Gather the lines from the material that contain "with".

========================================================================

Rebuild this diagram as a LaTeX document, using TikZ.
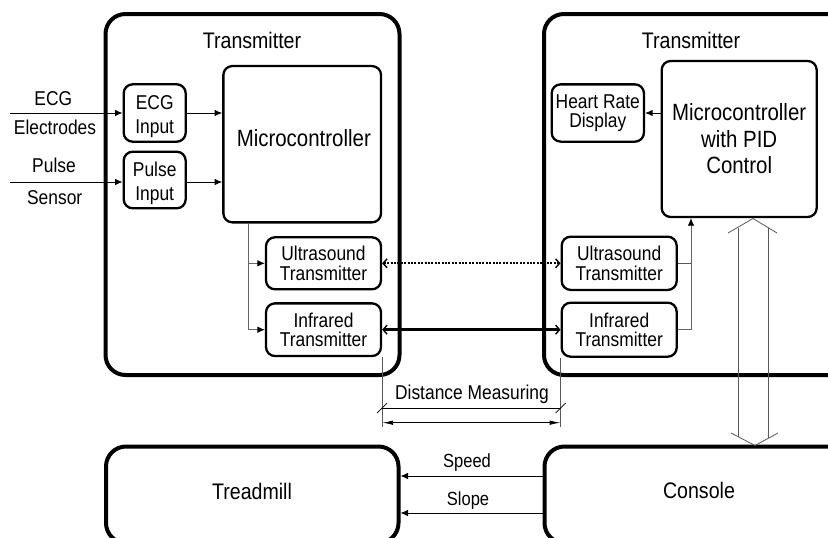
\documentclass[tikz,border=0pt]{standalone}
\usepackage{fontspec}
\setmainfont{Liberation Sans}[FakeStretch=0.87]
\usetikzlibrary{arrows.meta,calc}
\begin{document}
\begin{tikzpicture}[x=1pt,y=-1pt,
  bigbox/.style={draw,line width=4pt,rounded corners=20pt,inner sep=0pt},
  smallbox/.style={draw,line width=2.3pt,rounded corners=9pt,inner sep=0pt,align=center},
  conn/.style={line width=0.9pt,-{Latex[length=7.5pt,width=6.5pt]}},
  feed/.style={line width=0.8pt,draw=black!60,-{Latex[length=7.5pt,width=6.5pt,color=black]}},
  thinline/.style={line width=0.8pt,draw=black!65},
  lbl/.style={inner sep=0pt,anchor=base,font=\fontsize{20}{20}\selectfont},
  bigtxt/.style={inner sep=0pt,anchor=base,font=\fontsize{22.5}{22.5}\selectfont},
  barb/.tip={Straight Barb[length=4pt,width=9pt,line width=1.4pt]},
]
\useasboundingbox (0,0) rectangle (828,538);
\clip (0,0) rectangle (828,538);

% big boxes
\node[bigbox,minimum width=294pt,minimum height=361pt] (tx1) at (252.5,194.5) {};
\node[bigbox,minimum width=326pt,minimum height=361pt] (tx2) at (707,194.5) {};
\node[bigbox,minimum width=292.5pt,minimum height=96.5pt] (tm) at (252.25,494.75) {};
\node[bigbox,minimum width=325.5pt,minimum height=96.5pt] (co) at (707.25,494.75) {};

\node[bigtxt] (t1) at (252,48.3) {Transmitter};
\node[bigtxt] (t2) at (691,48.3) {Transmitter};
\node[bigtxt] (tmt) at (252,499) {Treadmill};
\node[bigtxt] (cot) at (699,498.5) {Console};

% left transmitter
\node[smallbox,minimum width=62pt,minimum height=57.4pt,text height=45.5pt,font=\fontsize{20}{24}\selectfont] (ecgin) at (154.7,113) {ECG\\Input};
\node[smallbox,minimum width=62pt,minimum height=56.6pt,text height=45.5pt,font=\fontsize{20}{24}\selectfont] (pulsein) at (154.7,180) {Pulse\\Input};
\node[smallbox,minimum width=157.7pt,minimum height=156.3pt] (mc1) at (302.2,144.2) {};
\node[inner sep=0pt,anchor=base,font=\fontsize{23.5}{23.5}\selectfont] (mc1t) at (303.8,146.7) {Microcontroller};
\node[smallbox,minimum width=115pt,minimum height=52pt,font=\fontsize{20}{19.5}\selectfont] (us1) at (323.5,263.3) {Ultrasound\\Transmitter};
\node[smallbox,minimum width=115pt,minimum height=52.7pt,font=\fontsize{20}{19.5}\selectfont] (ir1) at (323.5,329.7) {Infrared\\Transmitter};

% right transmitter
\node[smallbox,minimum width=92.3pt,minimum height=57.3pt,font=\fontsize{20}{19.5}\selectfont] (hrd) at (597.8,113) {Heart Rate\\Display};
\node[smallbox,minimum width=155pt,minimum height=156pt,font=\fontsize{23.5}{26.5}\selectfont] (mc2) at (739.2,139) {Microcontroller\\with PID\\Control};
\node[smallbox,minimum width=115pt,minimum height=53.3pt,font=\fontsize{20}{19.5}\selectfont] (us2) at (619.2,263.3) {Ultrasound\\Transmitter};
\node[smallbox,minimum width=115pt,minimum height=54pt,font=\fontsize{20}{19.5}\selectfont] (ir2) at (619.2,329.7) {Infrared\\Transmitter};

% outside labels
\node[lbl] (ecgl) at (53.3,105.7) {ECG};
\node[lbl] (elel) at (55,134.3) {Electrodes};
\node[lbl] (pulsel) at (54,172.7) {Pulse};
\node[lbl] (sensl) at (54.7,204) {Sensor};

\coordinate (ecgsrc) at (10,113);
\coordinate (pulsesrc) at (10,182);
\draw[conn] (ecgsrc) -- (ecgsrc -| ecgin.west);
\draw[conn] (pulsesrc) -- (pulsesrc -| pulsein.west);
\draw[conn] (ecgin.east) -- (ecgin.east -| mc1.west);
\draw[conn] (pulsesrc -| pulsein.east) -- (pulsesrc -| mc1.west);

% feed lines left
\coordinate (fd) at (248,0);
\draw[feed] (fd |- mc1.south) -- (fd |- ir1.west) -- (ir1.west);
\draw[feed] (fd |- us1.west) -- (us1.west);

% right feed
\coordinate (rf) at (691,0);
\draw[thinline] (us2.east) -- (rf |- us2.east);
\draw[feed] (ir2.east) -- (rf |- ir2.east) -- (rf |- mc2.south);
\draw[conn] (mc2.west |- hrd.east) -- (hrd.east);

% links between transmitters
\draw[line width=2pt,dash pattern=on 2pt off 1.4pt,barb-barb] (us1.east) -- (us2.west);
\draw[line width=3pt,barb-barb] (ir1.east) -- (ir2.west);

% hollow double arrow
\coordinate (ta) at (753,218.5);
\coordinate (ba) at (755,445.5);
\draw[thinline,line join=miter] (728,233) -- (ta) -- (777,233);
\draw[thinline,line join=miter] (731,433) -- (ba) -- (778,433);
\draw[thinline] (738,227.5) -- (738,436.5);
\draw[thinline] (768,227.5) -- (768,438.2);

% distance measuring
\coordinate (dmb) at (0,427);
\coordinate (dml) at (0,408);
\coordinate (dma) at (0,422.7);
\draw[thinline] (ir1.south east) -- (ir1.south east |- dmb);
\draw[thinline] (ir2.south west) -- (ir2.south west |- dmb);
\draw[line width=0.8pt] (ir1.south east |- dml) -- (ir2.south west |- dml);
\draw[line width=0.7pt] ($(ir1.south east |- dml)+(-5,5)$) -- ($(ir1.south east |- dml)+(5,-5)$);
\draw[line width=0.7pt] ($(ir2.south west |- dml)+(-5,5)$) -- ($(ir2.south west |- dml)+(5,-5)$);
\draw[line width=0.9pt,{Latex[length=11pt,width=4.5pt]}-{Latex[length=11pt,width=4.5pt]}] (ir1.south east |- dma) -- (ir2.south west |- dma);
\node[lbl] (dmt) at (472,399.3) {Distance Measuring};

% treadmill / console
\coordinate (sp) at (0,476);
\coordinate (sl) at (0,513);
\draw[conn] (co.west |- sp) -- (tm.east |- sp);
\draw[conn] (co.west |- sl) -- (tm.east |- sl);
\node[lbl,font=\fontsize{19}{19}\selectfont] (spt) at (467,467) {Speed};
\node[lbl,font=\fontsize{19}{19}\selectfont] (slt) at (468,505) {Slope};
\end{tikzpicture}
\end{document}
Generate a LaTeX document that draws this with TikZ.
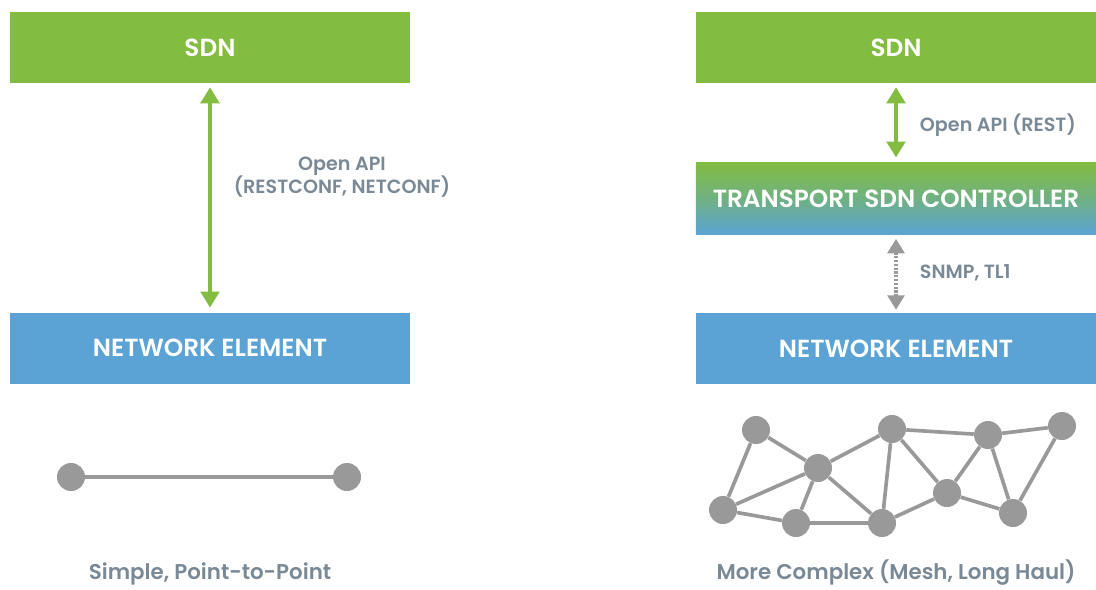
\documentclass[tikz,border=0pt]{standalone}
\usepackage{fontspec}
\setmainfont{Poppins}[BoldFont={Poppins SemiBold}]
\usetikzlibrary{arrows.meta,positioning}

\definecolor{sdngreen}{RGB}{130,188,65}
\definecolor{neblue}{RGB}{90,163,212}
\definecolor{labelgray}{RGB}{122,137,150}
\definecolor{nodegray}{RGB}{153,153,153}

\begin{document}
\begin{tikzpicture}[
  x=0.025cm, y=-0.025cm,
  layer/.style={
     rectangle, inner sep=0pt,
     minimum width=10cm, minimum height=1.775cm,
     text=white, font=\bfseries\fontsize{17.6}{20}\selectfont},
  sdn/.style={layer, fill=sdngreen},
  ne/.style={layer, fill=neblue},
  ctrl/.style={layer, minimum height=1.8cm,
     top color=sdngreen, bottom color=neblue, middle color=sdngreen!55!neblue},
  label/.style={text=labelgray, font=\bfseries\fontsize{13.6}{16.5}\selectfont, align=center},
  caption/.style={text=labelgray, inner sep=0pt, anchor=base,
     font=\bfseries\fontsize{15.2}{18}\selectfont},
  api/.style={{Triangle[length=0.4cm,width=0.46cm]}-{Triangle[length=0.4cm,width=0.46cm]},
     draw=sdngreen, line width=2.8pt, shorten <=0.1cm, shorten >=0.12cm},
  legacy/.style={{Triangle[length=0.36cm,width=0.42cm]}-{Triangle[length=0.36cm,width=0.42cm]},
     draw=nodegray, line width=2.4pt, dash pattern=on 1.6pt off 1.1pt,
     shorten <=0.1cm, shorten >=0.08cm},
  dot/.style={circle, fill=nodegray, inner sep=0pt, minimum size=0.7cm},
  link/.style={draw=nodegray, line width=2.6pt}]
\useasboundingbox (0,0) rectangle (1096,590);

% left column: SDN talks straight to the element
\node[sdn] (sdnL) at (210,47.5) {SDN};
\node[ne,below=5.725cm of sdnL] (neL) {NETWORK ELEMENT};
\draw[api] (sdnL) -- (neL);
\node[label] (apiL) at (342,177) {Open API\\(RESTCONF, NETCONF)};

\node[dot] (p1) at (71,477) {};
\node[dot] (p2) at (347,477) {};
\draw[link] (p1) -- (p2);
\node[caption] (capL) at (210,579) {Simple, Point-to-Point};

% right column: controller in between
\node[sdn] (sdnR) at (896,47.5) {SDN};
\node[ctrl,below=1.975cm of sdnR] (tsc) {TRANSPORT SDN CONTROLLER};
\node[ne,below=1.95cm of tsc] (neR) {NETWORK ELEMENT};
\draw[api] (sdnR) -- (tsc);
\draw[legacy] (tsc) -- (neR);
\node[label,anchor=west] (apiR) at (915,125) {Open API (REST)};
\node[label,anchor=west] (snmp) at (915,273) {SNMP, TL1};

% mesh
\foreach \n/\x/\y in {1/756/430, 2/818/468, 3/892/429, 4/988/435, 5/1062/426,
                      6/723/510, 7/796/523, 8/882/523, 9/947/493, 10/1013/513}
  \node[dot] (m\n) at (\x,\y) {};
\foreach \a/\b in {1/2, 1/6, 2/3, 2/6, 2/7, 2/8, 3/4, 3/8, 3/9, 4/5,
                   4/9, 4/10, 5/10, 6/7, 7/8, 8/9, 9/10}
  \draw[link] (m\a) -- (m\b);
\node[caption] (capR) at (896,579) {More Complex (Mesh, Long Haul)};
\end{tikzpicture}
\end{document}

========================================================================

■ The output
\node[smallbox,minimum width=155pt,minimum height=156pt,font=\fontsize{23.5}{26.5}\selectfont] (mc2) at (739.2,139) {Microcontroller\\with PID\\Control};
Generate a LaTeX document that draws this with TikZ.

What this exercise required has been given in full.